I have added to the list of Literature texts for A level H1 & H2 Literature that I tutor – all the Renaissance poetry. Most delightful of the Renaissance poets is none other than the writer of “To His Coy Mistress” – Andrew Marvell. This is his most successful and most famous poem. I have read the poem way before I have heard of Andrew Marvell and I am sure many of us here have heard of the poem at one time or the other. It is quite a feat to enjoy his other poems because they cover both politics and religion and are usually metaphysical in nature. Marvell’s poems are often described as pastorals, but they contain a lot more energy revealing him to be a satirist and a critic and also a pragmatist and a realist. He lived during an extremely eventful even turbulent times – the long disturbance of civil war and political revolution that culminated in the execution of King Charles I, the strengthening of parliamentary system in England despite the restoration of the monarchy. His poetry does not allow us to forget the disturbing conditions that left their mark on his imaginative outlook.
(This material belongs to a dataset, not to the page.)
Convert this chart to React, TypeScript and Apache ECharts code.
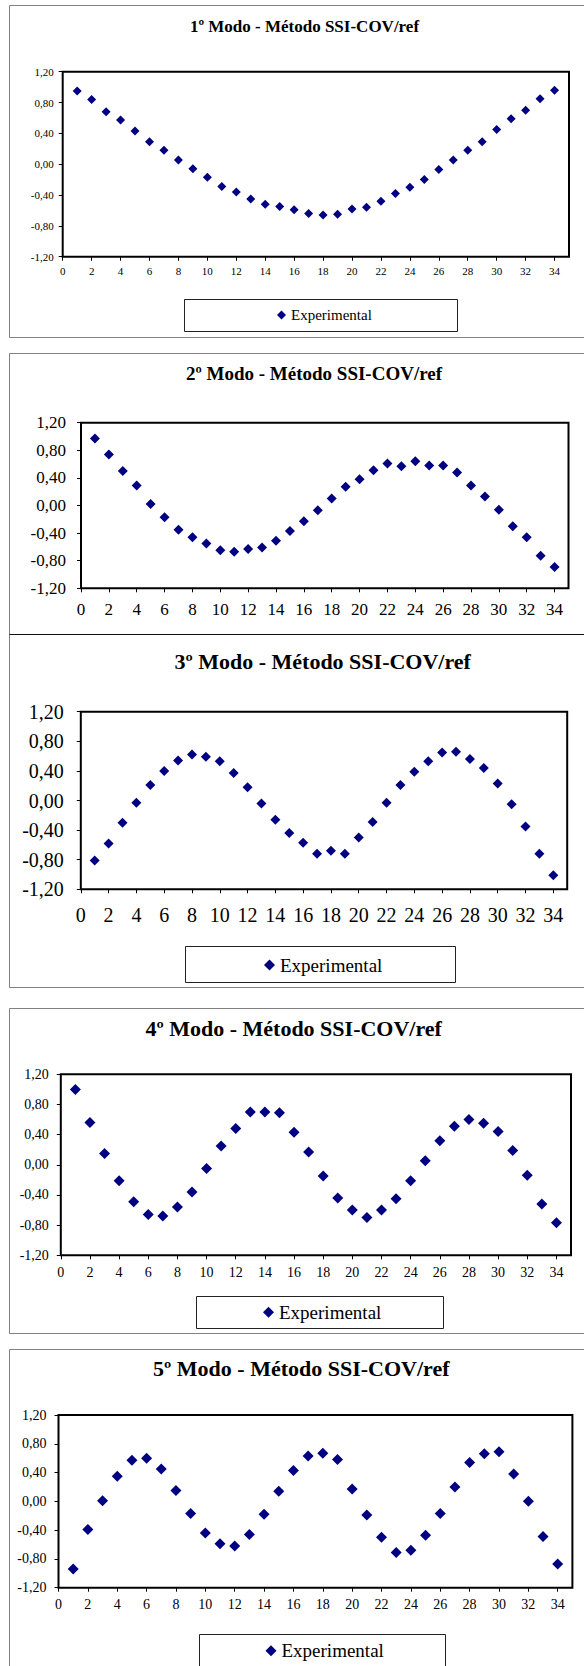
import { useEffect, useRef } from 'react';
import * as echarts from 'echarts';

// ---- data ----
const positions = [1, 2, 3, 4, 5, 6, 7, 8, 9, 10, 11, 12, 13, 14, 15, 16, 17, 18, 19, 20, 21, 22, 23, 24, 25, 26, 27, 28, 29, 30, 31, 32, 33, 34];
const mode1 = [0.95, 0.84, 0.68, 0.575, 0.43, 0.29, 0.18, 0.054, -0.06, -0.17, -0.29, -0.36, -0.45, -0.52, -0.55, -0.59, -0.64, -0.66, -0.65, -0.58, -0.56, -0.48, -0.38, -0.3, -0.2, -0.07, 0.054, 0.18, 0.29, 0.45, 0.59, 0.7, 0.85, 0.96];
const mode2 = [0.97, 0.74, 0.5, 0.29, 0.02, -0.17, -0.35, -0.46, -0.55, -0.65, -0.67, -0.63, -0.61, -0.51, -0.37, -0.23, -0.07, 0.1, 0.27, 0.38, 0.51, 0.61, 0.57, 0.64, 0.58, 0.58, 0.48, 0.29, 0.13, -0.06, -0.3, -0.46, -0.73, -0.89];
const mode3 = [-0.81, -0.58, -0.3, -0.03, 0.21, 0.4, 0.54, 0.62, 0.59, 0.53, 0.37, 0.18, -0.04, -0.26, -0.44, -0.57, -0.72, -0.68, -0.72, -0.5, -0.29, -0.03, 0.21, 0.39, 0.53, 0.65, 0.66, 0.56, 0.44, 0.23, -0.05, -0.35, -0.72, -1.01];
const mode4 = [1.0, 0.56, 0.15, -0.21, -0.49, -0.66, -0.68, -0.56, -0.36, -0.05, 0.25, 0.48, 0.7, 0.7, 0.69, 0.43, 0.17, -0.15, -0.44, -0.6, -0.7, -0.6, -0.45, -0.21, 0.055, 0.32, 0.51, 0.6, 0.55, 0.44, 0.19, -0.14, -0.52, -0.77];
const mode5 = [-0.94, -0.39, 0.01, 0.35, 0.57, 0.6, 0.45, 0.15, -0.17, -0.44, -0.59, -0.62, -0.46, -0.18, 0.14, 0.43, 0.63, 0.67, 0.58, 0.17, -0.19, -0.5, -0.71, -0.68, -0.47, -0.17, 0.2, 0.54, 0.66, 0.69, 0.38, 0.0, -0.49, -0.87];
const titles = [
  '1º Modo - Método SSI-COV/ref',
  '2º Modo - Método SSI-COV/ref',
  '3º Modo - Método SSI-COV/ref',
  '4º Modo - Método SSI-COV/ref',
  '5º Modo - Método SSI-COV/ref',
];
const seriesName = 'Experimental';
const xMin = 0;
const xMax = 35;
const xStep = 2;
const yMin = -1.2;
const yMax = 1.2;
const yStep = 0.4;

// ---- layout / style ----
const W = 584;
const H = 1666;
const FONT = 'Liberation Serif';
const MARK = '#000080';
const BORDER = '#808080';

type Panel = {
  data: number[];
  box: { x: number; y: number; b: number | null; topColor: string };
  title: { x: number; y: number; size: number };
  grid: { left: number; top: number; right: number; bottom: number };
  tickFont: number;
  xMargin: number;
  yMargin: number;
  sym: number;
  legend: null | { bx: number; by: number; bx2: number; by2: number; left: number; cy: number; font: number; icon: number };
};

const panels: Panel[] = [
  {
    data: mode1,
    box: { x: 9.5, y: 5.5, b: 337.5, topColor: BORDER },
    title: { x: 304.5, y: 26, size: 17 },
    grid: { left: 62.7, top: 71.7, right: 569, bottom: 256.7 },
    tickFont: 11, xMargin: 9, yMargin: 9, sym: 9,
    legend: { bx: 184.5, by: 299.5, bx2: 457.5, by2: 331.5, left: 277, cy: 315, font: 15, icon: 9 },
  },
  {
    data: mode2,
    box: { x: 9.5, y: 353.5, b: null, topColor: BORDER },
    title: { x: 314, y: 373.3, size: 19 },
    grid: { left: 81, top: 422.7, right: 568.5, bottom: 588.3 },
    tickFont: 17, xMargin: 13, yMargin: 15, sym: 10,
    legend: null,
  },
  {
    data: mode3,
    box: { x: 9.5, y: 634.5, b: 987.5, topColor: '#111' },
    title: { x: 322.7, y: 661.7, size: 22 },
    grid: { left: 80.8, top: 711.7, right: 567.2, bottom: 889.3 },
    tickFont: 20, xMargin: 16, yMargin: 17, sym: 10,
    legend: { bx: 185.5, by: 946.5, bx2: 455.5, by2: 982.5, left: 264, cy: 965, font: 19, icon: 11 },
  },
  {
    data: mode4,
    box: { x: 9.5, y: 1008.5, b: 1333.5, topColor: BORDER },
    title: { x: 293.7, y: 1028.3, size: 22 },
    grid: { left: 60.8, top: 1074.3, right: 571, bottom: 1255.3 },
    tickFont: 14, xMargin: 10, yMargin: 12, sym: 11,
    legend: { bx: 196.5, by: 1296.5, bx2: 443.5, by2: 1328.5, left: 263, cy: 1312.3, font: 19, icon: 11 },
  },
  {
    data: mode5,
    box: { x: 9.5, y: 1349.5, b: null, topColor: BORDER },
    title: { x: 301.3, y: 1368.3, size: 22 },
    grid: { left: 58.5, top: 1415, right: 572.4, bottom: 1587.7 },
    tickFont: 14, xMargin: 10, yMargin: 12, sym: 11,
    legend: { bx: 199.5, by: 1634.5, bx2: 445.5, by2: 1700, left: 265.5, cy: 1650.7, font: 19, icon: 11 },
  },
];

function fmtY(v: number): string {
  if (Math.abs(v) < 1e-9) return '0,00';
  return v.toFixed(2).replace('.', ',');
}

function buildOption() {
  const grid: any[] = [];
  const xAxis: any[] = [];
  const yAxis: any[] = [];
  const series: any[] = [];
  const legend: any[] = [];
  const graphic: any[] = [];

  panels.forEach((p, i) => {
    grid.push({
      left: p.grid.left,
      top: p.grid.top,
      width: p.grid.right - p.grid.left,
      height: p.grid.bottom - p.grid.top,
      show: true,
      borderColor: '#000',
      borderWidth: 2,
      backgroundColor: 'transparent',
      containLabel: false,
    });
    xAxis.push({
      type: 'value',
      gridIndex: i,
      position: 'bottom',
      min: xMin,
      max: xMax,
      interval: xStep,
      splitLine: { show: false },
      axisLine: { show: false, onZero: false },
      axisTick: { show: true, inside: false, length: 4, lineStyle: { color: '#000', width: 1 } },
      axisLabel: {
        show: true,
        margin: p.xMargin,
        showMaxLabel: false,
        color: '#000',
        fontFamily: FONT,
        fontSize: p.tickFont,
      },
    });
    yAxis.push({
      type: 'value',
      gridIndex: i,
      position: 'left',
      min: yMin,
      max: yMax,
      interval: yStep,
      splitLine: { show: false },
      axisLine: { show: false, onZero: false },
      axisTick: { show: true, inside: false, length: 4, lineStyle: { color: '#000', width: 1 } },
      axisLabel: {
        show: true,
        margin: p.yMargin,
        color: '#000',
        fontFamily: FONT,
        fontSize: p.tickFont,
        formatter: (v: number) => fmtY(v),
      },
    });
    series.push({
      type: 'scatter',
      name: seriesName,
      xAxisIndex: i,
      yAxisIndex: i,
      symbol: 'diamond',
      symbolSize: p.sym,
      itemStyle: { color: MARK, opacity: 1 },
      data: positions.map((x, j) => [x, p.data[j]]),
    });

    // panel frame
    const right = 600;
    if (p.box.b !== null) {
      graphic.push({
        type: 'polyline',
        silent: true,
        shape: { points: [[right, p.box.b], [p.box.x, p.box.b], [p.box.x, p.box.y]] },
        style: { stroke: BORDER, lineWidth: 1, fill: 'none' },
      });
    } else {
      graphic.push({
        type: 'line',
        silent: true,
        shape: { x1: p.box.x, y1: p.box.y, x2: p.box.x, y2: i === 1 ? 680 : 1700 },
        style: { stroke: BORDER, lineWidth: 1 },
      });
    }
    graphic.push({
      type: 'line',
      silent: true,
      shape: { x1: p.box.x, y1: p.box.y, x2: right, y2: p.box.y },
      style: { stroke: p.box.topColor, lineWidth: 1 },
    });
    // title
    graphic.push({
      type: 'text',
      silent: true,
      style: {
        text: titles[i],
        x: p.title.x,
        y: p.title.y,
        fill: '#000',
        font: `bold ${p.title.size}px "${FONT}", serif`,
        textAlign: 'center',
        textVerticalAlign: 'middle',
        align: 'center',
        verticalAlign: 'middle',
      },
    });

    if (p.legend) {
      const l = p.legend;
      graphic.push({
        type: 'rect',
        silent: true,
        shape: { x: l.bx, y: l.by, width: l.bx2 - l.bx, height: l.by2 - l.by },
        style: { stroke: '#222', lineWidth: 1, fill: 'none' },
      });
      legend.push({
        show: true,
        left: l.left,
        top: l.cy - l.font / 2,
        padding: 0,
        itemWidth: l.icon,
        itemHeight: l.icon,
        icon: 'diamond',
        selectedMode: false,
        data: [seriesName],
        itemStyle: { opacity: 1 },
        textStyle: { color: '#000', fontFamily: FONT, fontSize: l.font, fontWeight: 'normal' },
      });
    }
  });

  return {
    animation: false,
    backgroundColor: '#fff',
    textStyle: { fontFamily: FONT },
    grid,
    xAxis,
    yAxis,
    series,
    legend,
    graphic,
  };
}

export default function App() {
  const ref = useRef<HTMLDivElement>(null);
  useEffect(() => {
    if (!ref.current) return;
    const chart = echarts.init(ref.current, undefined, { renderer: 'svg', width: W, height: H });
    chart.setOption(buildOption() as any);
    return () => {
      chart.dispose();
    };
  }, []);
  return (
    <div
      ref={ref}
      style={{ position: 'absolute', left: 0, top: 0, width: W, height: H, background: '#fff' }}
    />
  );
}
Marvell was an avid traveller, a politician, a poet and tutor. His poems made him the spokesman of a civilised tradition. His poems are well defined by a a tightly disciplined organisation of the octosyllabic line. “To His Coy Mistress” combines three contrasting moods – lazy frivolity, terror and aggressive resolution in a highly compressed poem. His other famous poem – “An Horatian Ode Upon Cromwell’s Return From Ireland” where despite being an earlier Royalist, acknowledges Cromwell as a man of destiny whose monumental destiny is to lead England into another era -“To ruin the great work of Time\And cast the Kingdom old\Into another mould”.
Thomas Middleton’s “Women Beware Women” like Marvell and the other Renaissance writers such as Christopher Marlowe and Ben Johnson bring us back into an era that continues to resonate with the times and it is no wonder their appeal is timeless.